I’m occasionally reminded of this and still believe it could prove useful in other contexts – so it seems worth writing down: Below is a version of what I’d proposed to the team at the time.
Lately, I’ve come to appreciate ORF’s news feed (works best on small viewports 🙃 ) as a comparatively simple/efficient/unobtrusive way to get a sense of the world: a single no-frills page with concise headlines and a low-friction mechanism to reveal brief descriptions.
Something similar might be useful for teams to casually keep each other informed without having to invest significant energy/time – which includes avoiding the trap of turning everything into a discussion, as often happens with chat and microblogging.
Fairly simple tooling could allow everyone to post a news item, with the explicit goal of keeping things concise – though without having to write an elaborate article every time; shared context would develop over time. Naturally, categories (or tags) could be used for grouping; that seems to work quite well for ORF there.

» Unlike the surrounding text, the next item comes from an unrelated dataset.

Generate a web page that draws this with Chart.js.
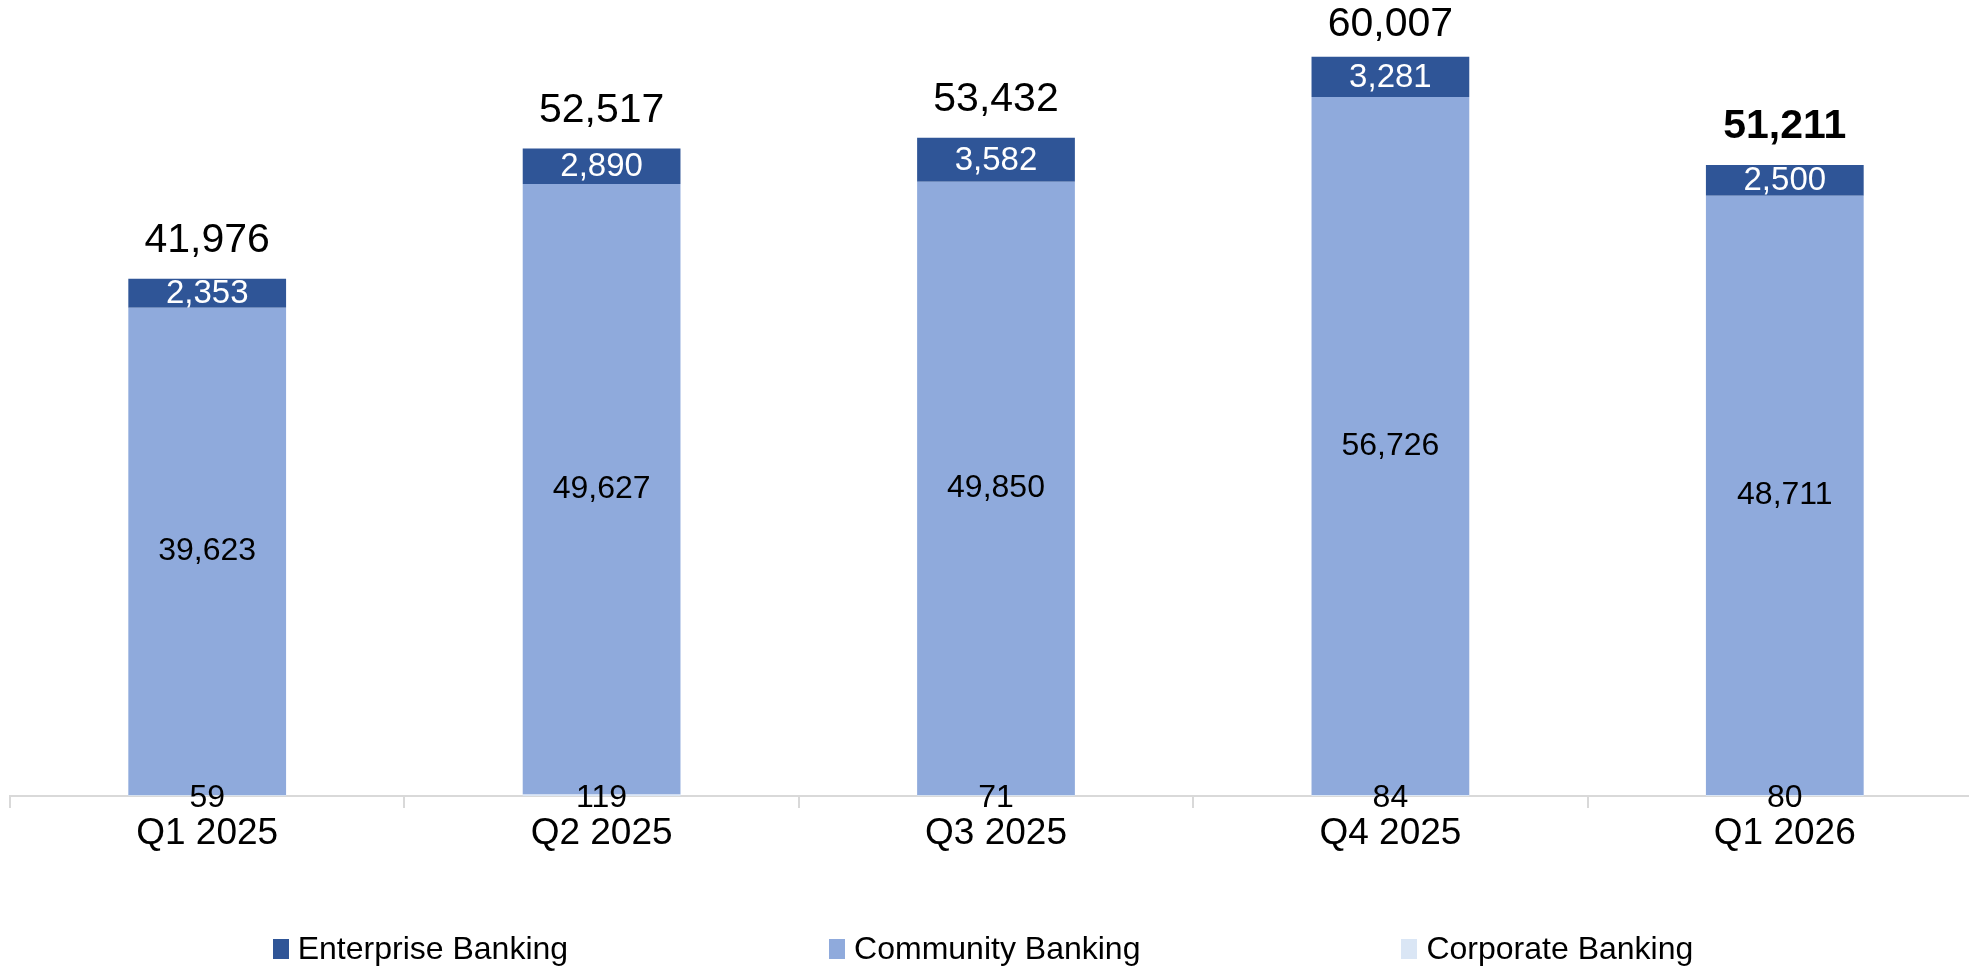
<!DOCTYPE html>
<html lang="en">
<head>
    <meta charset="UTF-8">
    <title>Deposits by Segment</title>
    <script src="https://cdn.jsdelivr.net/npm/chart.js"></script>
    <style>
        body {
            margin: 0;
            background-color: #fff;
            font-family: "Liberation Sans", Arial, sans-serif;
            overflow: hidden;
        }

        .chart-wrap {
            position: relative;
            width: 1982px;
            height: 970px;
        }

        .legend {
            position: absolute;
            left: 0;
            width: 1966px;
            top: 930px;
            display: flex;
            justify-content: center;
            gap: 261px;
            font-size: 32px;
            color: #000;
        }

        .legend span.item {
            display: flex;
            align-items: center;
        }

        .legend span.box {
            display: inline-block;
            width: 16px;
            height: 20px;
            margin-right: 9px;
        }
    </style>
</head>
<body>
    <div class="chart-wrap">
        <canvas id="segmentChart"></canvas>
        <div class="legend" id="legend"></div>
    </div>
    <script>
        const FONT = '"Liberation Sans", Arial, sans-serif';

        // Quarterly balances by segment
        const categories = ['Q1 2025', 'Q2 2025', 'Q3 2025', 'Q4 2025', 'Q1 2026'];
        const corporate = [59, 119, 71, 84, 80];
        const community = [39623, 49627, 49850, 56726, 48711];
        const enterprise = [2353, 2890, 3582, 3281, 2500];
        const totals = [41976, 52517, 53432, 60007, 51211];

        const seriesNames = ['Enterprise Banking', 'Community Banking', 'Corporate Banking'];
        const seriesColors = ['#2F5597', '#8FAADC', '#DAE6F5'];

        const fmt = v => v.toLocaleString('en-US');

        // Segment values inside the bars and totals above them
        const valueLabels = {
            id: 'valueLabels',
            afterDatasetsDraw(chart) {
                const ctx = chart.ctx;
                const corp = chart.getDatasetMeta(0).data;
                const comm = chart.getDatasetMeta(1).data;
                const ent = chart.getDatasetMeta(2).data;
                ctx.save();
                ctx.textAlign = 'center';
                ctx.textBaseline = 'middle';
                categories.forEach((c, i) => {
                    ctx.fillStyle = '#000';
                    ctx.font = '32px ' + FONT;
                    ctx.fillText(fmt(corporate[i]), corp[i].x, corp[i].base + 2);

                    ctx.font = '32px ' + FONT;
                    ctx.fillText(fmt(community[i]), comm[i].x, (comm[i].y + comm[i].base) / 2);

                    ctx.fillStyle = '#fff';
                    ctx.font = '33px ' + FONT;
                    ctx.fillText(fmt(enterprise[i]), ent[i].x, (ent[i].y + ent[i].base) / 2 + 1);

                    ctx.fillStyle = '#000';
                    const last = i === categories.length - 1;
                    ctx.font = (last ? 'bold ' : '') + '41px ' + FONT;
                    ctx.fillText(fmt(totals[i]), ent[i].x, Math.max(ent[i].y - 38, 25));
                });
                ctx.restore();
            }
        };

        const ctx = document.getElementById('segmentChart').getContext('2d');
        const segmentChart = new Chart(ctx, {
            type: 'bar',
            data: {
                labels: categories,
                datasets: [{
                    label: seriesNames[2],
                    data: corporate,
                    backgroundColor: seriesColors[2]
                }, {
                    label: seriesNames[1],
                    data: community,
                    backgroundColor: seriesColors[1]
                }, {
                    label: seriesNames[0],
                    data: enterprise,
                    backgroundColor: seriesColors[0]
                }]
            },
            options: {
                responsive: true,
                maintainAspectRatio: false,
                animation: false,
                devicePixelRatio: 1,
                layout: {
                    padding: { left: 10, right: 0, top: 0, bottom: 0 }
                },
                datasets: {
                    bar: {
                        barPercentage: 0.4,
                        categoryPercentage: 1.0,
                        borderWidth: 0
                    }
                },
                plugins: {
                    legend: { display: false },
                    tooltip: { enabled: false }
                },
                scales: {
                    x: {
                        stacked: true,
                        offset: true,
                        grid: {
                            offset: true,
                            drawOnChartArea: false,
                            tickLength: 12,
                            color: '#d9d9d9',
                            lineWidth: 2
                        },
                        border: { color: '#d9d9d9', width: 2 },
                        ticks: {
                            color: '#000',
                            padding: 4,
                            font: { family: FONT, size: 37 }
                        },
                        afterFit(scale) {
                            scale.height = 174;
                        }
                    },
                    y: {
                        stacked: true,
                        display: false,
                        min: 0,
                        max: 64700
                    }
                }
            },
            plugins: [valueLabels]
        });

        // Legend in the same order as the stack, top to bottom
        const legend = document.getElementById('legend');
        seriesNames.forEach((name, i) => {
            const item = document.createElement('span');
            item.className = 'item';
            const box = document.createElement('span');
            box.className = 'box';
            box.style.backgroundColor = seriesColors[i];
            item.appendChild(box);
            item.appendChild(document.createTextNode(name));
            legend.appendChild(item);
        });
    </script>
</body>
</html>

I imagined this to look somewhat like this:
Note that this mock-up implies an approval queue: The idea was to encourage and teach each other to really be concise, much like journalists/editors certainly do at ORF.
A simplistic prototype helped me get a better sense of what it might feel like. Using somewhat realistic content (obfuscated in this version) was particularly helpful; indeed, it already confirmed to me that this kinda aggregation could be very beneficial.
I then turned this into something extensible, based around simple Markdown files and auto-published via GitLab Pages (though the same could be done with GitHub Pages, of course) – the idea being that entries are added/modified via merge requests, generating a single HTML file. That way we didn’t need an interactive server, plus this should also encourages peer review before publication, as described above.
Effectively, all I did there was create a tiny static-site generator (a foray into Deno territory) and, arguably, reinvent feeds. The more important lesson though was the importance of good journalism (for lack of a better term) in non-trivial collaboration.